At Kinder Morgan’s Elba Island, Ga., liquefied natural gas export terminal, Lin has worked on multiple projects since the facility’s 2001 recommissioning, using geotechnical strategies that have helped overcome the island’s highly compressible and weak clays and underlying liquefiable sand layers. Among projects there are three terminal expansions that have added storage tanks, a slip to berth larger tankers, a massive new facility that allows the terminal to export LNG to other countries and a 7,000-ft-long storm surge wall to protect it from hurricane flooding.
Lin also was key in Terracon’s geotechnical and materials testing work for Hyundai Motor Group’s $10-billion Metaplant America, a 2,500-acre, four-building campus for electric vehicle production, and at Savannah Convention Center on Hutchinson Island in the Savannah River. Involved with that facility’s initial construction in 2000 on the island, much of which is dredged fill, Lin was tapped again in 2020 to help develop a deep foundation system to support an 858,400-sq-ft expansion and five-story parking deck.
Lin’s well-regarded expertise is no surprise to Board. “It always makes me smile meeting his other clients who display the same feelings of confidence and appreciation for him as we do,” he says.

Lin has helped Kinder Morgan through difficult soil conditions at its Elba Island, Ga., liquefied natural gas terminal since 2001.
Photo courtesy Terracon
A Sedimentary Journey
For his part, Lin is equally grateful that his passion to solve such a wide variety of “dirt problems” has fostered many professional collaborations and relationships with clients, Terracon team members and industry colleagues. He always has been committed to sharing knowledge gleaned from those efforts through his active involvement with the American Society of Civil Engineers, Deep Foundation Institute and Academy of Geoprofessionals, earning that organization’s Diplomate certification.
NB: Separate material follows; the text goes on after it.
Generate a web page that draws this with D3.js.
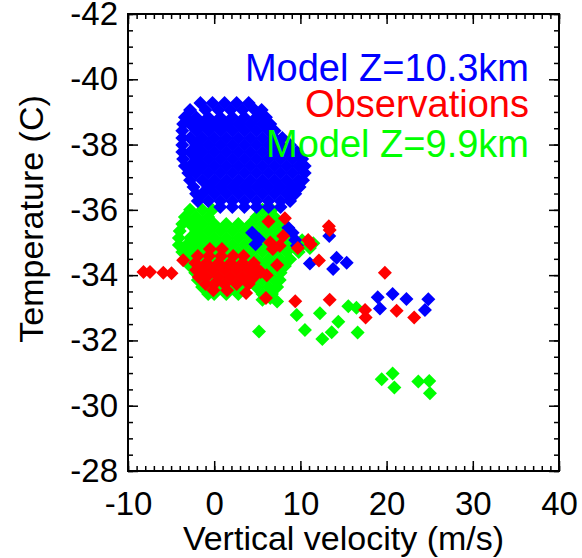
<!DOCTYPE html>
<html>
<head>
<meta charset="utf-8">
<script src="https://cdn.jsdelivr.net/npm/d3@7"></script>
<style>
  html, body { margin: 0; padding: 0; background: #fff; }
  svg { display: block; }
  text { font-family: "Liberation Sans", Arial, Helvetica, sans-serif; }
</style>
</head>
<body>
<svg id="chart" width="582" height="558"></svg>
<script>
// ---------- data ----------
const xTicks = [-10, 0, 10, 20, 30, 40];
const xTickLabels = ["-10", "0", "10", "20", "30", "40"];
const yTicks = [-42, -40, -38, -36, -34, -32, -30, -28];
const yTickLabels = ["-42", "-40", "-38", "-36", "-34", "-32", "-30", "-28"];

const seriesNames = ["Model Z=10.3km", "Observations", "Model Z=9.9km"];
const seriesColors = ["#0000ff", "#ff0000", "#00ff00"];

// Model Z=10.3km : rows of [temperature, [vertical velocities]]
const blueRows = [
  [-39.27, [-1.6, -0.2, 1.2, 2.6, 4.0]],
  [-39.06, [-2.8, -1.0, 0.5, 1.9, 3.3, 4.7, 5.5]],
  [-38.84, [-3.4, -2.1, -0.7, 0.7, 2.1, 3.5, 4.9, 6.0]],
  [-38.63, [-3.6, -2.8, -1.4, 0.0, 1.4, 2.8, 4.2, 5.6, 6.5]],
  [-38.42, [-3.7, -2.1, -0.7, 0.7, 2.1, 3.5, 4.9, 6.3, 7.0]],
  [-38.20, [-3.7, -2.8, -1.4, 0.0, 1.4, 2.8, 4.2, 5.6, 7.0, 7.9]],
  [-37.99, [-3.7, -2.1, -0.7, 0.7, 2.1, 3.5, 4.9, 6.3, 7.7, 8.8]],
  [-37.77, [-3.7, -2.8, -1.4, 0.0, 1.4, 2.8, 4.2, 5.6, 7.0, 8.4, 9.6]],
  [-37.56, [-3.6, -2.1, -0.7, 0.7, 2.1, 3.5, 4.9, 6.3, 7.7, 9.1, 10.2]],
  [-37.34, [-3.4, -2.8, -1.4, 0.0, 1.4, 2.8, 4.2, 5.6, 7.0, 8.4, 9.8, 10.5]],
  [-37.13, [-3.0, -2.1, -0.7, 0.7, 2.1, 3.5, 4.9, 6.3, 7.7, 9.1, 10.5]],
  [-36.91, [-2.8, -1.4, 0.0, 1.4, 2.8, 4.2, 5.6, 7.0, 8.4, 9.8, 10.3]],
  [-36.70, [-2.4, -0.7, 0.7, 2.1, 3.5, 4.9, 6.3, 7.7, 9.1, 9.9]],
  [-36.49, [-2.1, -1.4, 0.0, 1.4, 2.8, 4.2, 5.6, 7.0, 8.4, 9.4]],
  [-36.27, [-1.9, -0.7, 0.7, 2.1, 3.5, 4.9, 6.3, 7.7, 8.8]],
  [-36.09, [0.7, 2.1, 3.5, 4.9, 6.3, 7.7]]
];
const blueExtra = [
  [4.4, -35.3], [5.2, -35.1], [4.8, -34.95], [8.6, -35.45], [9.1, -35.3],
  [9.4, -35.08], [9.6, -34.9], [13.35, -35.2], [11.1, -34.36], [14.2, -34.53],
  [15.37, -34.38], [13.8, -34.19], [18.97, -33.32], [20.7, -33.42], [22.3, -33.27],
  [24.84, -33.26], [19.23, -32.98], [24.45, -32.93]
];

// Model Z=9.9km
const greenRows = [
  [-36.00, [-2.8, -1.4, -0.2, 5.6, 6.7]],
  [-35.78, [-3.4, -2.1, -0.7, 4.9, 6.3, 7.0]],
  [-35.57, [-3.7, -2.8, -1.4, 0.0, 1.4, 2.8, 4.2, 5.6, 7.0, 7.6]],
  [-35.35, [-4.0, -2.1, -0.7, 0.7, 2.1, 3.5, 4.9, 6.3, 7.7, 8.2]],
  [-35.14, [-4.1, -2.8, -1.4, 0.0, 1.4, 2.8, 4.2, 5.6, 7.0, 8.4]],
  [-34.92, [-4.1, -3.2, -2.1, -0.7, 0.7, 2.1, 3.5, 4.9, 6.3, 7.7, 9.1]],
  [-34.71, [-3.7, -2.8, -1.4, 0.0, 1.4, 2.8, 4.2, 5.6, 7.0, 8.4, 9.8]],
  [-34.49, [-3.3, -2.1, -0.7, 0.7, 2.1, 3.5, 4.9, 6.3, 7.7, 8.8]],
  [-34.28, [-2.8, -1.4, 0.0, 1.4, 2.8, 4.2, 5.6, 7.0, 8.2]],
  [-34.07, [-2.2, -0.7, 0.7, 2.1, 3.5, 4.9, 6.3, 7.7]],
  [-33.85, [-1.9, -1.4, 0.0, 1.4, 2.8, 4.2, 5.6, 7.0, 7.6]],
  [-33.64, [-1.4, -0.7, 0.7, 2.1, 3.5, 4.9, 6.3, 7.3]],
  [-33.42, [-0.7, 0.0, 1.4, 2.8, 5.6, 6.7]]
];
const greenExtra = [
  [5.6, -33.25], [6.5, -33.3], [7.3, -33.19],
  [10.0, -34.86], [11.5, -34.98], [10.2, -35.07], [11.1, -34.83],
  [9.57, -32.78], [12.27, -32.83], [15.56, -33.05], [16.5, -33.0], [14.4, -32.57],
  [10.53, -32.32], [13.63, -32.25], [12.54, -32.04], [16.64, -32.24], [5.2, -32.27],
  [19.43, -30.81], [20.7, -30.99], [20.9, -30.56], [23.68, -30.74], [24.95, -30.76],
  [25.03, -30.38]
];

// Observations
const redRows = [
  [-34.80, [-0.5, 0.9]],
  [-34.59, [-1.9, -0.6, 0.8, 2.2, 3.4]],
  [-34.37, [-2.2, -0.9, 0.5, 1.9, 3.3, 4.6]],
  [-34.16, [-2.1, -1.5, -0.2, 1.2, 2.6, 4.0, 5.1]],
  [-33.94, [-1.8, -0.9, 0.5, 1.9, 3.3, 4.6]],
  [-33.73, [-1.0, 0.0, 1.2, 2.6, 4.0]],
  [-33.54, [-0.1, 1.5]]
];
const redExtra = [
  [-8.2, -34.1], [-7.45, -34.1], [-5.9, -34.07], [-4.95, -34.06], [-3.6, -34.46],
  [6.3, -35.64], [8.2, -35.74], [6.5, -35.0], [6.8, -34.8], [8.0, -35.2], [7.6, -34.9],
  [9.7, -34.83], [10.9, -35.08], [11.2, -34.95], [6.1, -34.0], [7.3, -34.31], [5.4, -34.1],
  [3.7, -33.45], [6.0, -33.3], [9.4, -33.2], [13.4, -33.25], [12.15, -34.45],
  [13.3, -35.5], [13.4, -35.38], [19.8, -34.07], [17.5, -32.93], [17.57, -32.7],
  [21.16, -32.91], [23.2, -32.7]
];

// ---------- build ----------
function expand(rows, extra) {
  const pts = [];
  rows.forEach(([t, vs]) => vs.forEach(v => pts.push([v, t])));
  return pts.concat(extra);
}
const bluePts = expand(blueRows, blueExtra);
const greenPts = expand(greenRows, greenExtra);
const redPts = expand(redRows, redExtra);

const svg = d3.select("#chart");
const L = 128, R = 559, T = 14, B = 471;
const x = d3.scaleLinear().domain([-10, 40]).range([L, R]);
const y = d3.scaleLinear().domain([-42, -28]).range([T, B]);

const r = 7;
const diamond = `M0,${-r}L${r},0L0,${r}L${-r},0Z`;

function drawPts(pts, color) {
  svg.append("g").selectAll("path").data(pts).join("path")
    .attr("d", diamond)
    .attr("transform", d => `translate(${x(d[0])},${y(d[1])})`)
    .attr("fill", color);
}
drawPts(greenPts, seriesColors[2]);
drawPts(bluePts, seriesColors[0]);
drawPts(redPts, seriesColors[1]);

// legend texts
const legendY = [81, 117, 157];
seriesNames.forEach((n, i) => {
  svg.append("text").attr("x", 529).attr("y", legendY[i])
    .attr("text-anchor", "end").attr("font-size", 38)
    .attr("fill", seriesColors[i]).text(n);
});

// axes
const xMinor = d3.range(-10, 40.001, 1);
const yMinor = d3.range(-42, -27.999, 0.5);
function styleAxis(g, fs) {
  g.select(".domain").remove();
  g.selectAll("line").attr("stroke", "#000").attr("stroke-width", 1.5);
  g.selectAll("text").attr("font-size", fs).attr("fill", "#000")
    .style("font-family", '"Liberation Sans", Arial, sans-serif');
}
// bottom
svg.append("g").attr("transform", `translate(0,${B})`)
  .call(d3.axisBottom(x).tickValues(xMinor).tickSize(-5).tickFormat(""))
  .call(g => styleAxis(g, 33));
svg.append("g").attr("transform", `translate(0,${B})`)
  .call(d3.axisBottom(x).tickValues(xTicks).tickSize(-10).tickPadding(20.5)
    .tickFormat((d, i) => xTickLabels[i]))
  .call(g => styleAxis(g, 33));
// top
svg.append("g").attr("transform", `translate(0,${T})`)
  .call(d3.axisTop(x).tickValues(xMinor).tickSize(-5).tickFormat(""))
  .call(g => styleAxis(g, 33));
svg.append("g").attr("transform", `translate(0,${T})`)
  .call(d3.axisTop(x).tickValues(xTicks).tickSize(-10).tickFormat(""))
  .call(g => styleAxis(g, 33));
// left
svg.append("g").attr("transform", `translate(${L},0)`)
  .call(d3.axisLeft(y).tickValues(yMinor).tickSize(-5).tickFormat(""))
  .call(g => styleAxis(g, 33));
svg.append("g").attr("transform", `translate(${L},0)`)
  .call(d3.axisLeft(y).tickValues(yTicks).tickSize(-10).tickPadding(10)
    .tickFormat((d, i) => yTickLabels[i]))
  .call(g => styleAxis(g, 33));
// right
svg.append("g").attr("transform", `translate(${R},0)`)
  .call(d3.axisRight(y).tickValues(yMinor).tickSize(-5).tickFormat(""))
  .call(g => styleAxis(g, 33));
svg.append("g").attr("transform", `translate(${R},0)`)
  .call(d3.axisRight(y).tickValues(yTicks).tickSize(-10).tickFormat(""))
  .call(g => styleAxis(g, 33));

// frame
svg.append("rect").attr("x", L).attr("y", T).attr("width", R - L).attr("height", B - T)
  .attr("fill", "none").attr("stroke", "#000").attr("stroke-width", 2);

// titles
svg.append("text").attr("x", (L + R) / 2).attr("y", 550)
  .attr("text-anchor", "middle").attr("font-size", 34).text("Vertical velocity (m/s)");
svg.append("text").attr("transform", "translate(43,219) rotate(-90)")
  .attr("text-anchor", "middle").attr("font-size", 34).text("Temperature (C)");
</script>
</body>
</html>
Work for ASCE actually enabled Lin's first return to China in 2018, visiting a large land reclamation project in Zhejiang to observe use of vacuum-induced consolidation technology in ground improvement. “This technology has been widely adopted in China, as well as in other parts of Asia and Europe, yet remains largely unused in the U.S,” he says. “To bridge this gap, we published papers, case histories, and design guidelines to promote its application.”
Lin also has published more than 20 papers in professional journals and proceedings. One recent project will be the topic of a spring presentation at the Geoprofessional Business Association annual conference—the June 18, 2022, bulkhead collapse of the ferry landing between the Hutchinson Island convention center and hotel, where the gathering is being held.

Born in China, Lin studied in Switzerland and Tennessee before moving to Georgia.
Photo courtesy Guoming Lin
Lin’s investigation found that the primary cause of the bulkhead movement was not a nearby magnitude 3.9 earthquake earlier that day, as originally thought, but rather the result of fill settlement that caused the structure’s helical tieback system to fail. Terracon’s repair strategy of pile-supported deadman tiebacks and relieving flatform is intended to be more suitable to the island’s geotechnical characteristics.
A licensed drone pilot, Lin combines personal and professional travel with a landscape photography passion. He also supports community needs in fundraising for Habitat for Humanity and other charities. Lin and his wife, Mingming, have a son, Leon, who is founder and CEO of a Silicon Valley tech start-up firm.For someone with a reputation as an expert in finding innovative solutions, the elder Lin wishes he knew more. “I’m not very good with chemistry because it wasn’t emphasized during my education,” he says. “There are times when that knowledge could have helped with a broader solution." That may well explain Lin’s eagerness to dive into any geotechnical challenge that comes his way. “I enjoy every project, whether it’s big or small,” he says. “Each one allows me to learn.”